Acquisition, Representation and Usage of Conceptual Hierarchies
Through subsumption and instantiation, individual instances (“artificial intelligence”, “the spotted pig”) otherwise spanning a wide range of domains can be brought together and organized under conceptual hierarchies. The hierarchies connect more specific concepts (“computer science subfields”, “gastropubs”) to more general concepts (“academic disciplines”, “restaurants”) through IsA relations. Explicit or implicit properties applicable to, and defining, more general concepts are inherited by their more specific concepts, down to the instances connected to the lower parts of the hierarchies. Subsumption represents a crisp, universally-applicable principle towards consistently representing IsA relations in any knowledge resource. Yet knowledge resources often exhibit significant differences in their scope, representation choices and intended usage, to cause significant differences in their expected usage and impact on various tasks.

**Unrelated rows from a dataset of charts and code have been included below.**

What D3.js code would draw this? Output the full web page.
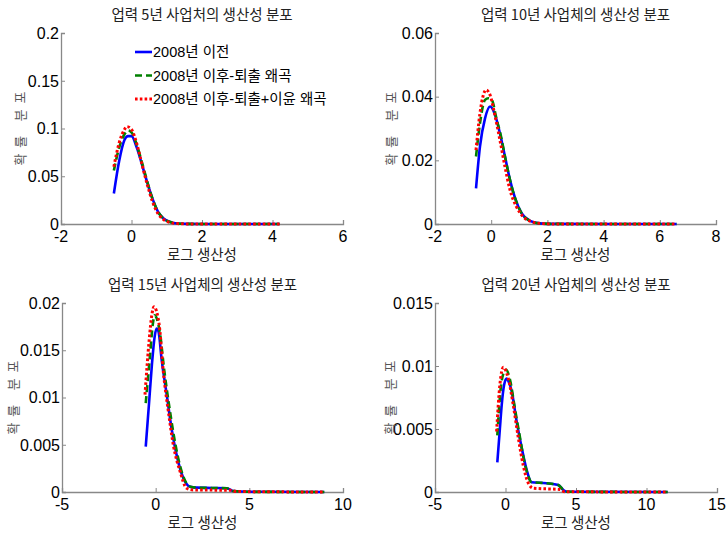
<!DOCTYPE html>
<html>
<head>
<meta charset="utf-8">
<script src="https://cdn.jsdelivr.net/npm/d3@7"></script>
<style>
  body { margin: 0; background: #fff; }
  svg { display: block; }
  .tick-label { font-family: 'Liberation Sans', Arial, sans-serif; font-size: 16px; fill: #000; }
  .kor { font-family: 'Noto Sans CJK KR', 'Noto Sans', sans-serif; }
</style>
</head>
<body>
<svg width="726" height="537"></svg>
<script>
// Panel titles and axis settings
const titles = ['업력 5년 사업처의 생산성 분포', '업력 10년 사업체의 생산성 분포', '업력 15년 사업체의 생산성 분포', '업력 20년 사업체의 생산성 분포'];
const xDomains = [[-2, 6], [-2, 8], [-5, 10], [-5, 15]];
const yDomains = [[0, 0.2], [0, 0.06], [0, 0.02], [0, 0.015]];
const xTicks = [[-2, 0, 2, 4, 6], [-2, 0, 2, 4, 6, 8], [-5, 0, 5, 10], [-5, 0, 5, 10, 15]];
const yTicks = [[0, 0.05, 0.1, 0.15, 0.2], [0, 0.02, 0.04, 0.06], [0, 0.005, 0.01, 0.015, 0.02], [0, 0.005, 0.01, 0.015]];
const seriesNames = ['2008년 이전', '2008년 이후-퇴출 왜곡', '2008년 이후-퇴출+이윤 왜곡'];

// Density curves, [log productivity, density]
const age5Before = [[-0.5, 0.032], [-0.35, 0.066], [-0.2, 0.088], [-0.1, 0.092], [0, 0.092], [0.15, 0.080], [0.3, 0.062], [0.45, 0.043], [0.6, 0.026], [0.75, 0.013], [0.9, 0.006], [1.1, 0.002], [1.3, 0.0005], [1.6, 0.0001], [2, 0], [4.2, 0]];
const age5Exit = [[-0.5, 0.056], [-0.35, 0.080], [-0.2, 0.094], [-0.1, 0.098], [0, 0.096], [0.15, 0.083], [0.3, 0.064], [0.45, 0.044], [0.6, 0.026], [0.75, 0.013], [0.9, 0.006], [1.1, 0.002], [1.3, 0.0005], [1.6, 0.0001], [2, 0], [4.2, 0]];
const age5ExitProfit = [[-0.5, 0.060], [-0.35, 0.085], [-0.2, 0.099], [-0.13, 0.102], [0, 0.099], [0.15, 0.084], [0.3, 0.062], [0.45, 0.041], [0.6, 0.023], [0.75, 0.011], [0.9, 0.005], [1.1, 0.0015], [1.3, 0.0004], [1.6, 0.0001], [2, 0], [4.2, 0]];

const age10Before = [[-0.54, 0.0112], [-0.4, 0.0243], [-0.22, 0.0332], [-0.04, 0.0369], [0.14, 0.0342], [0.31, 0.0285], [0.49, 0.0212], [0.67, 0.0138], [0.85, 0.0081], [1.08, 0.0034], [1.38, 0.001], [1.73, 0.0002], [2.2, 0.00003], [6.6, 0]];
const age10Exit = [[-0.54, 0.0212], [-0.4, 0.0316], [-0.22, 0.039], [-0.1, 0.0395], [0.02, 0.039], [0.19, 0.033], [0.35, 0.0275], [0.49, 0.0212], [0.67, 0.0138], [0.85, 0.0081], [1.08, 0.0034], [1.38, 0.001], [1.73, 0.0002], [2.2, 0.00003], [6.6, 0]];
const age10ExitProfit = [[-0.54, 0.0232], [-0.4, 0.0348], [-0.18, 0.0421], [-0.04, 0.0405], [0.14, 0.0338], [0.31, 0.0264], [0.49, 0.018], [0.67, 0.0107], [0.9, 0.0054], [1.14, 0.0023], [1.44, 0.0007], [1.73, 0.0002], [2.2, 0.00002], [6.6, 0]];

const age15Before = [[-0.53, 0.0048], [-0.35, 0.0095], [-0.2, 0.0135], [-0.05, 0.0165], [0.05, 0.0173], [0.15, 0.017], [0.32, 0.014], [0.59, 0.0103], [0.85, 0.0067], [1.12, 0.0039], [1.48, 0.00145], [1.83, 0.00056], [2.2, 0.00046], [3, 0.00043], [3.8, 0.0004], [4.15, 0.0001], [5, 0.00002], [9, 0]];
const age15Exit = [[-0.53, 0.0094], [-0.3, 0.0145], [-0.15, 0.0178], [-0.05, 0.0187], [0.05, 0.0184], [0.23, 0.0168], [0.45, 0.013], [0.7, 0.0094], [0.95, 0.0062], [1.2, 0.0036], [1.5, 0.0015], [1.85, 0.00056], [2.2, 0.00046], [3, 0.00043], [3.8, 0.0004], [4.15, 0.0001], [5, 0.00002], [9, 0]];
const age15ExitProfit = [[-0.57, 0.0103], [-0.35, 0.016], [-0.2, 0.0188], [-0.09, 0.0196], [0.05, 0.0191], [0.2, 0.0175], [0.41, 0.0127], [0.68, 0.0085], [0.94, 0.005], [1.3, 0.0022], [1.65, 0.0004], [2.0, 0.00022], [3, 0.0002], [4, 0.00018], [4.3, 0.00005], [9, 0]];

const age20Before = [[-0.58, 0.00235], [-0.4, 0.005], [-0.27, 0.0069], [-0.1, 0.0085], [0.08, 0.009], [0.25, 0.0087], [0.44, 0.008], [0.79, 0.0056], [1.15, 0.0035], [1.5, 0.00175], [1.85, 0.00077], [2.9, 0.0007], [3.75, 0.00055], [4.1, 0.00016], [4.4, 0.00002], [11.5, 0]];
const age20Exit = [[-0.58, 0.0045], [-0.34, 0.0082], [-0.15, 0.0094], [0.04, 0.0097], [0.32, 0.0089], [0.67, 0.0066], [1.0, 0.0045], [1.3, 0.0026], [1.6, 0.0013], [1.85, 0.00078], [2.9, 0.0007], [3.75, 0.00055], [4.1, 0.00016], [4.4, 0.00002], [11.5, 0]];
const age20ExitProfit = [[-0.63, 0.0048], [-0.4, 0.0085], [-0.15, 0.0099], [0.2, 0.009], [0.55, 0.0069], [0.91, 0.0043], [1.26, 0.0021], [1.62, 0.0007], [1.97, 0.0003], [3.85, 0.0002], [4.2, 0.00002], [11.5, 0]];

const panelSeries = [
  [age5Before, age5Exit, age5ExitProfit],
  [age10Before, age10Exit, age10ExitProfit],
  [age15Before, age15Exit, age15ExitProfit],
  [age20Before, age20Exit, age20ExitProfit]
];

const svg = d3.select('svg');

// Plot boxes for the 2x2 grid
const boxes = [
  { left: 61, right: 343, top: 33, bottom: 224, ylab: 20 },
  { left: 435, right: 716, top: 33, bottom: 224, ylab: 391 },
  { left: 62, right: 343, top: 303, bottom: 492, ylab: 13 },
  { left: 435, right: 717, top: 303, bottom: 492, ylab: 390 }
];

const styles = [
  { color: '#0000ff', dash: null, width: 2.6 },
  { color: '#008000', dash: '7,4', width: 2.6 },
  { color: '#ff0000', dash: '2.6,2.2', width: 3 }
];

boxes.forEach((b, i) => drawPanel(b, i));
drawLegend();

function drawPanel(b, i) {
  const x = d3.scaleLinear().domain(xDomains[i]).range([b.left, b.right]);
  const y = d3.scaleLinear().domain(yDomains[i]).range([b.bottom, b.top]);
  const g = svg.append('g');

  // axes: left and bottom only, ticks pointing inward
  const xAxis = g.append('g')
    .attr('transform', 'translate(0,' + b.bottom + ')')
    .call(d3.axisTop(x).tickValues(xTicks[i]).tickSize(4).tickFormat(''));
  const yAxis = g.append('g')
    .attr('transform', 'translate(' + b.left + ',0)')
    .call(d3.axisRight(y).tickValues(yTicks[i]).tickSize(4).tickFormat(''));
  [xAxis, yAxis].forEach((a) => {
    a.select('.domain').attr('stroke', '#888').attr('stroke-width', 1.3);
    a.selectAll('.tick line').attr('stroke', '#888');
  });

  g.selectAll('.xt')
    .data(xTicks[i])
    .enter()
    .append('text')
    .attr('class', 'tick-label')
    .attr('x', (d) => x(d))
    .attr('y', b.bottom + 18)
    .attr('text-anchor', 'middle')
    .text((d) => d);

  g.selectAll('.yt')
    .data(yTicks[i])
    .enter()
    .append('text')
    .attr('class', 'tick-label')
    .attr('x', b.left - 2)
    .attr('y', (d) => y(d))
    .attr('dy', '0.36em')
    .attr('text-anchor', 'end')
    .text((d) => d);

  const cx = (b.left + b.right) / 2;

  g.append('text')
    .attr('class', 'kor')
    .attr('x', cx)
    .attr('y', b.top - 13)
    .attr('text-anchor', 'middle')
    .attr('font-size', 14.5)
    .attr('fill', '#222')
    .text(titles[i]);

  g.append('text')
    .attr('class', 'kor')
    .attr('x', cx)
    .attr('y', b.bottom + 36)
    .attr('text-anchor', 'middle')
    .attr('font-size', 14.5)
    .attr('fill', '#222')
    .text('로그 생산성');

  const yc = (b.top + b.bottom) / 2;
  g.append('text')
    .attr('class', 'kor')
    .attr('transform', 'translate(' + b.ylab + ',' + yc + ') rotate(-90)')
    .attr('text-anchor', 'middle')
    .attr('dy', '0.35em')
    .attr('font-size', 13)
    .attr('fill', '#555')
    .attr('textLength', 74)
    .attr('lengthAdjust', 'spacing')
    .text('확률 분포');

  const line = d3.line()
    .x((d) => x(d[0]))
    .y((d) => y(d[1]))
    .curve(d3.curveMonotoneX);

  panelSeries[i].forEach((s, k) => {
    g.append('path')
      .datum(s)
      .attr('d', line)
      .attr('fill', 'none')
      .attr('stroke', styles[k].color)
      .attr('stroke-width', styles[k].width)
      .attr('stroke-dasharray', styles[k].dash);
  });
}

// Legend inside the first panel, no frame
function drawLegend() {
  const lg = svg.append('g').attr('transform', 'translate(135,52)');
  seriesNames.forEach((name, k) => {
    const row = lg.append('g').attr('transform', 'translate(0,' + k * 23.5 + ')');
    row.append('line')
      .attr('x1', 0)
      .attr('x2', 17)
      .attr('stroke', styles[k].color)
      .attr('stroke-width', styles[k].width)
      .attr('stroke-dasharray', styles[k].dash);
    row.append('text')
      .attr('x', 18)
      .attr('dy', '0.36em')
      .attr('font-family', "'Liberation Sans', 'Noto Sans CJK KR', sans-serif")
      .attr('font-size', 14.5)
      .attr('fill', '#000')
      .text(name);
  });
}
</script>
</body>
</html>
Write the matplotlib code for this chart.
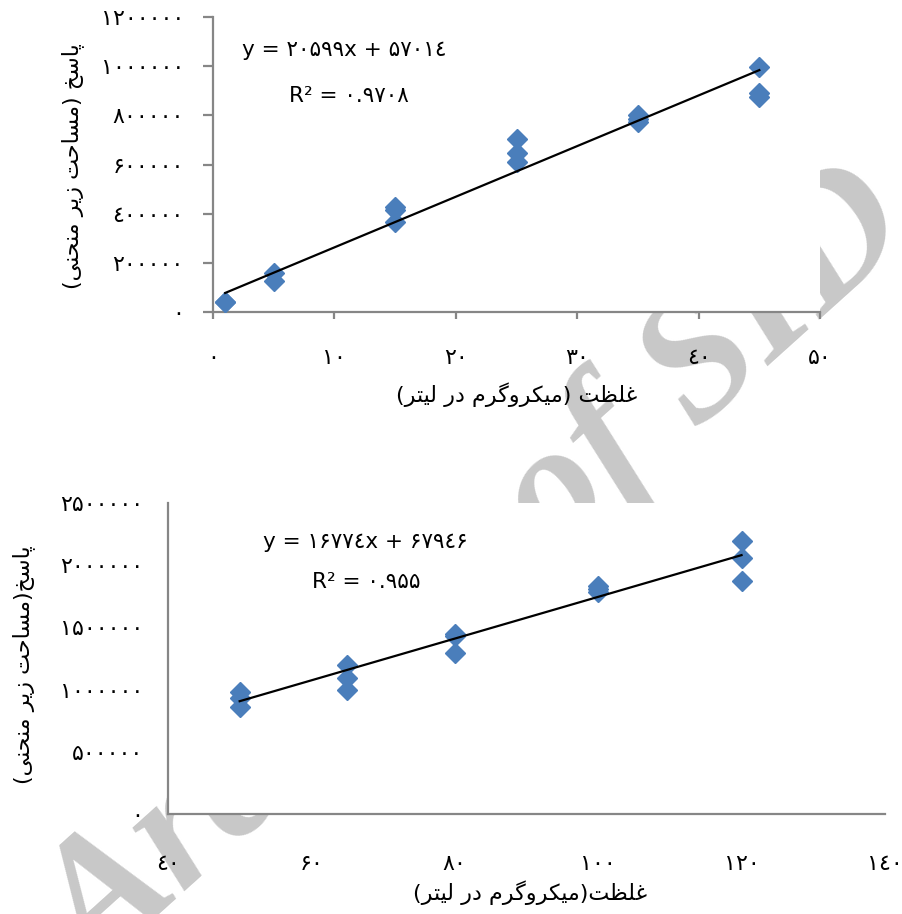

This tutorial examines the theoretical foundations of subsumption, and its practical embodiment through IsA relations compiled manually or extracted automatically. It addresses IsA relations from their formal definition; through practical choices made in their representation within the larger and more widely-used of the available knowledge resources; to their automatic acquisition from document repositories, as opposed to their manual compilation by human contributors; to their impact in text analysis and information retrieval. As search engines move away from returning a set of links and closer to returning results that more directly answer queries, IsA relations play an increasingly important role towards a better understanding of documents and queries. The tutorial teaches the audience about definitions, assumptions and practical choices related to modeling and representing IsA relations in existing, human-compiled resources of instances, concepts and resulting conceptual hierarchies; methods for automatically extracting sets of instances within unlabeled or labeled concepts, where the concepts may be considered as a flat set or organized hierarchically; and applications of IsA relations in information retrieval.
Outline of tutorial:
- Subsumption, inheritance, instantiation;
- Resources of instances, concepts and hierarchies;
- Acquisition of IsA relations from text;
Marius Pasca is a research scientist at Google. Current research interests include factual information extraction from unstructured text within documents and queries and its applications to Web search.